For several years, Tom and I spent a lot of time biking. I learned a lot of lessons during those years. One, in particular, stands out to me that I’d like to share with you this week.
In preparing for a 72-mile ride around Lake Tahoe, I knew I’d need three things: extended time on my bike seat, a fresh tube of “butt butter,” and a way to make friends with the hills. All the rides I’d been able to squeeze in lately had purposefully included at least one tough climb. It occurred to me on the last one that as I began to anticipate, or more accurately “dread,” those steep hills, I’d get myself all worked up at the beginning. As I started up the climb, shifting into my higher gears, my thigh and calf muscles firing and my breathing instantly becoming more rapid and deep, I would glance up ahead, knowing it would be a long time before I saw the top and even longer until I would actually feel the relief of cresting it. I focused on how hard it was, how much I hated that part of the ride, and how long and far I had to go.
But, once I’d gotten the first few minutes behind me, something would change. It’s as if I “locked in” to the climb… as if, like my bike, I shifted into a higher, more powerful gear. I was in a zone of singular thought and focus. It still felt challenging, but I was no longer resisting and fighting with it. I felt myself accepting the work. The discomfort was no longer at the forefront of my mind but rather the feeling of embracing a slow, steady, and sustained power. And I liked it. I actually liked it—the feeling!

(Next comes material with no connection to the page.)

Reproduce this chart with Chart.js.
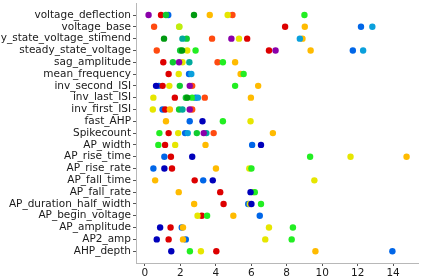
<!DOCTYPE html>
<html>
<head>
<meta charset="utf-8">
<script src="https://cdn.jsdelivr.net/npm/chart.js@4/dist/chart.umd.min.js"></script>
<style>
  html, body { margin: 0; padding: 0; background: #fff; }
  canvas { display: block; }
</style>
</head>
<body>
<canvas id="featureChart" width="422" height="278"></canvas>
<script>
const features = [
    'voltage_deflection', 'voltage_base', 'steady_state_voltage_stimend', 'steady_state_voltage',
    'sag_amplitude', 'mean_frequency', 'inv_second_ISI', 'inv_last_ISI', 'inv_first_ISI',
    'fast_AHP', 'Spikecount', 'AP_width', 'AP_rise_time', 'AP_rise_rate', 'AP_fall_time',
    'AP_fall_rate', 'AP_duration_half_width', 'AP_begin_voltage', 'AP_amplitude', 'AP2_amp', 'AHP_depth'
];
const xTicks = [0, 2, 4, 6, 8, 10, 12, 14];

const n = null;
// one value per feature (null = no point for that model)
const purple      = [0.21, n, 4.88, 7.37, 1.93, n, 2.53, n, 2.53, n, 3.32, n, n, n, n, n, n, n, n, n, n];
const darkblue    = [n, n, n, n, n, n, 0.63, n, n, 3.25, n, 6.55, 2.67, 1.10, 3.83, 5.96, 6.01, n, 0.86, 0.67, 1.49];
const blue        = [1.32, 12.19, n, 11.73, n, 2.49, 0.78, 2.86, 1.00, 2.53, 2.27, 6.05, 1.10, 0.48, 3.29, n, 5.83, 6.48, 2.08, 2.31, 13.96];
const cyan        = [n, 12.83, 8.74, 12.31, n, 2.62, n, 2.99, n, n, 2.42, n, n, n, n, n, n, n, n, n, n];
const teal        = [n, n, 2.12, n, 2.51, n, n, n, 2.12, n, 3.47, n, n, n, n, n, n, n, n, n, n];
const darkgreen   = [2.77, n, 1.08, 2.10, n, n, n, 2.39, n, n, n, n, n, n, n, n, n, n, n, n, n];
const green       = [1.19, n, 2.36, 1.99, 1.58, n, 1.97, 2.31, 1.93, n, 2.93, n, n, n, n, n, n, n, n, n, n];
const lime        = [9.00, n, n, 2.86, 4.40, 5.57, 5.09, 2.67, n, 4.40, 0.82, 0.76, 9.32, 6.01, n, 6.20, 6.55, 3.51, 8.35, 8.28, 2.54];
const yellowgreen = [n, 1.95, n, n, n, n, n, n, n, n, n, n, n, n, n, n, n, n, n, n, n];
const yellow      = [4.67, 1.93, 5.31, 2.39, 2.12, 1.91, 1.38, 0.48, 0.45, 5.96, 1.88, 1.71, 11.60, 5.89, 9.56, 6.11, 5.92, 2.97, 7.00, 6.79, 3.16];
const orange      = [3.66, 9.02, 8.89, 9.35, 5.09, 5.40, 6.39, 5.98, 1.41, 1.19, 7.22, 3.42, 14.76, 4.01, 0.58, 1.91, 2.78, 4.99, 2.15, 2.15, 9.62];
const orangered   = [4.94, 0.52, 3.79, 0.67, 4.10, n, 2.67, 3.38, 2.67, n, 3.88, n, n, n, n, n, n, n, n, n, n];
const red         = [0.91, 7.91, 5.77, 7.00, 1.04, 1.34, 1.00, 1.69, 1.15, n, 1.34, 1.14, 1.47, 1.53, 2.81, 4.25, 4.44, 3.21, 1.45, 1.34, 4.03];

const series = [
    { values: purple, color: '#8a00aa' },
    { values: darkblue, color: '#0000bb' },
    { values: cyan, color: '#0aa0dc' },
    { values: teal, color: '#00aa9c' },
    { values: darkgreen, color: '#009a10' },
    { values: green, color: '#10cc30' },
    { values: lime, color: '#22ee22' },
    { values: yellowgreen, color: '#bcee10' },
    { values: yellow, color: '#e6e600' },
    { values: orange, color: '#ffbb00' },
    { values: orangered, color: '#ff4a10' },
    { values: red, color: '#dd0000' },
    { values: blue, color: '#0066e8' }
];

const datasets = series.map(s => ({
    data: s.values.map((v, i) => v === null ? null : { x: v, y: i }).filter(p => p),
    backgroundColor: s.color,
    borderWidth: 0,
    pointRadius: 3.2,
    pointHoverRadius: 3.2
}));

const font = { family: 'DejaVu Sans', size: 10.5 };

new Chart(document.getElementById('featureChart'), {
    type: 'scatter',
    data: { datasets: datasets },
    options: {
        responsive: false,
        animation: false,
        layout: { padding: { top: 3, right: 0, bottom: 0, left: 0 } },
        plugins: { legend: { display: false }, tooltip: { enabled: false } },
        scales: {
            x: {
                type: 'linear',
                min: -0.5,
                max: 15.45,
                afterBuildTicks: scale => { scale.ticks = xTicks.map(v => ({ value: v })); },
                afterFit: scale => {
                    scale.height = 15;
                    scale.paddingLeft = 0; scale.paddingRight = 0;
                    scale.paddingTop = 0; scale.paddingBottom = 0;
                },
                grid: { drawOnChartArea: false, drawTicks: true, tickLength: 3, color: '#555' },
                border: { display: true, color: '#b8b8b8', width: 1 },
                ticks: { font: font, color: '#1a1a1a', padding: 1, maxRotation: 0, autoSkip: false }
            },
            y: {
                type: 'linear',
                reverse: true,
                min: -1,
                max: 21,
                afterBuildTicks: scale => { scale.ticks = features.map((f, i) => ({ value: i })); },
                afterFit: scale => {
                    scale.width = 136;
                    scale.paddingLeft = 0; scale.paddingRight = 0;
                    scale.paddingTop = 0; scale.paddingBottom = 0;
                },
                grid: { drawOnChartArea: false, drawTicks: true, tickLength: 3, color: '#555' },
                border: { display: true, color: '#b8b8b8', width: 1 },
                ticks: {
                    font: font, color: '#1a1a1a', padding: 2, autoSkip: false,
                    callback: v => features[v]
                }
            }
        }
    }
});
</script>
</body>
</html>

This is the work of making friends with the hill. This is the work of making friends with any daunting effort ahead of us, especially those that repetitively show up for us. Making friends with the work week ahead, traveling for clients, practicing the necessary skills, getting back to homework with the kids, painting the house, consistently speaking like a leader. It all starts out hard and long, and we are keenly aware of how much we dislike it—unless we have created a conscious intention of making friends with it. When we do, it doesn’t take long for our focus to shift into a higher, more powerful gear where we can actually feel ourselves “lock in” to the completion of the endeavor. And we can, now, find ourselves actually liking and enjoying it.
If it’s something you must do, you’ll either spend your time hating it or liking it. Decide this week to make friends with that which you must do and which requires a big effort from you. It will make the ride to the top so much sweeter.
Life’s challenges are not supposed to paralyze you, they’re supposed to help you discover who you are.